Begin
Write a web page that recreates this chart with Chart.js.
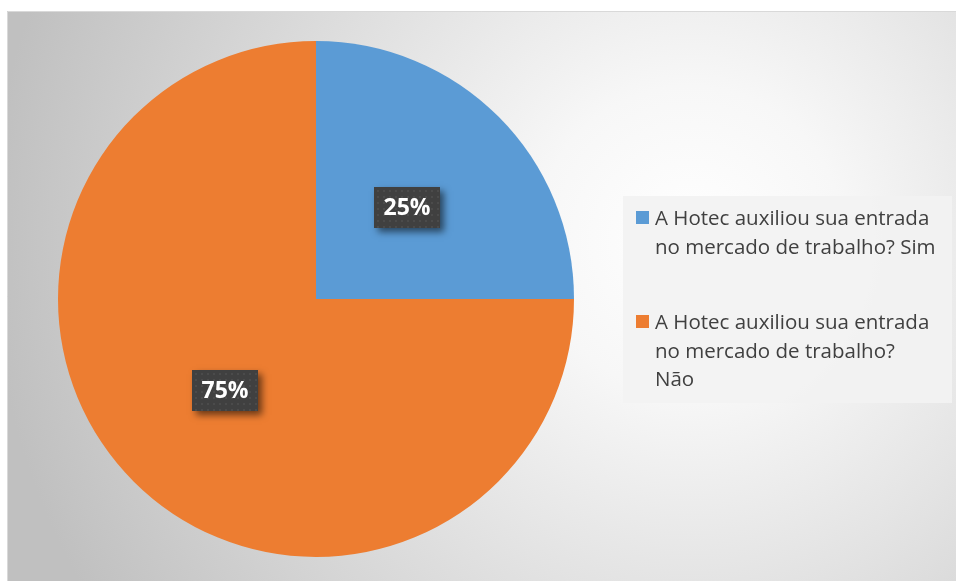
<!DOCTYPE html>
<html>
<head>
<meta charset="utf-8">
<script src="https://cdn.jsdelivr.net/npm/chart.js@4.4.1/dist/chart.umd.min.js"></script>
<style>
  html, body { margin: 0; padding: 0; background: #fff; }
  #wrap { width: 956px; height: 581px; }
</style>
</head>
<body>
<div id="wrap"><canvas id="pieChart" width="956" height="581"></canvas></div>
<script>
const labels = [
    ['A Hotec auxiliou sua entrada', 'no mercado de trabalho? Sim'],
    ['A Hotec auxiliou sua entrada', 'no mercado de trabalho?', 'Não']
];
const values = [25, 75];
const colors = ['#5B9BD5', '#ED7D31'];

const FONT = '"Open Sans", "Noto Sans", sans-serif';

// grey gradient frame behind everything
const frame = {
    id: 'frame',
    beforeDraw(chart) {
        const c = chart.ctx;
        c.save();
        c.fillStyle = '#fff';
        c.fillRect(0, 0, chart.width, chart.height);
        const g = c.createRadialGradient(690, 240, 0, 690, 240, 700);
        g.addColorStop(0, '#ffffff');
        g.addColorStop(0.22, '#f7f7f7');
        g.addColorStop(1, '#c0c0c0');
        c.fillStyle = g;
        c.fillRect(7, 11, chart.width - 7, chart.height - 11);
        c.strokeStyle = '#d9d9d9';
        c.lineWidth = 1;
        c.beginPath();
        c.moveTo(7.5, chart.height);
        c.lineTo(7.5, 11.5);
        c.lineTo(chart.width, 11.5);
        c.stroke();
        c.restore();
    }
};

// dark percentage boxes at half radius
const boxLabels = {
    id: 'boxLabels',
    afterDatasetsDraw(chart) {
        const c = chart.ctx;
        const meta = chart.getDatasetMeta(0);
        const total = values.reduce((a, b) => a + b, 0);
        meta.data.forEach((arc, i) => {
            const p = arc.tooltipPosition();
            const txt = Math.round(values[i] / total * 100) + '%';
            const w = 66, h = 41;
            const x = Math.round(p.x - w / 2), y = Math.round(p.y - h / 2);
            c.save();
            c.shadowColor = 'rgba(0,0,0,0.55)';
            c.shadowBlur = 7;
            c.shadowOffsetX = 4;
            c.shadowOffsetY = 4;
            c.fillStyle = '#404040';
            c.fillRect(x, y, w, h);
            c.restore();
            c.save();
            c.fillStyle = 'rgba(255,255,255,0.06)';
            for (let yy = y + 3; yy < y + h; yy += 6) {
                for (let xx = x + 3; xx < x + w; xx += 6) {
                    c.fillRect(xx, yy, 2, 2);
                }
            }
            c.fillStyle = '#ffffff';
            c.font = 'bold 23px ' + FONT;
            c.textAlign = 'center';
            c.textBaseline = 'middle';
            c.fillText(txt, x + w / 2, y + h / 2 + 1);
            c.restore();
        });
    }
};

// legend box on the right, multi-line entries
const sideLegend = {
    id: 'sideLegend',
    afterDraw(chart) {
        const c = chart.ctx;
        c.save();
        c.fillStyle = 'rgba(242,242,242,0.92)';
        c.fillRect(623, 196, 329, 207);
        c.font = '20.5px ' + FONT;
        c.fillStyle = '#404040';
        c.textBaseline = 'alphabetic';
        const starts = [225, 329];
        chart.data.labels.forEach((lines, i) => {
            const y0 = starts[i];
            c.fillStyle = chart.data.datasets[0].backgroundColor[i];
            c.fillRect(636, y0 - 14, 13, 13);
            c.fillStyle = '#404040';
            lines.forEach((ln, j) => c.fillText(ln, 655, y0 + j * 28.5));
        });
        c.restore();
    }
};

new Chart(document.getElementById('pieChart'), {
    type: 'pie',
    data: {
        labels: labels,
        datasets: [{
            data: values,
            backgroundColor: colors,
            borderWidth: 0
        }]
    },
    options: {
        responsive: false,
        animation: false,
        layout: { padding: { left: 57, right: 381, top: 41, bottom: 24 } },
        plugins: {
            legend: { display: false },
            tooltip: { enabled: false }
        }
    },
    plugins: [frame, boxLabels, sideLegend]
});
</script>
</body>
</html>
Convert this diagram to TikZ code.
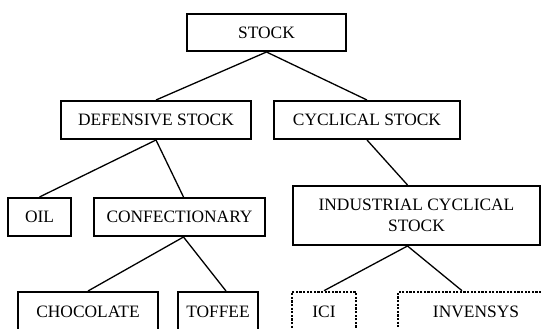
End
Aim
Copy all lines from the material that contain "this".

Response to the task
Write a web page that recreates this chart with Chart.js.
Convert this diagram to TikZ code.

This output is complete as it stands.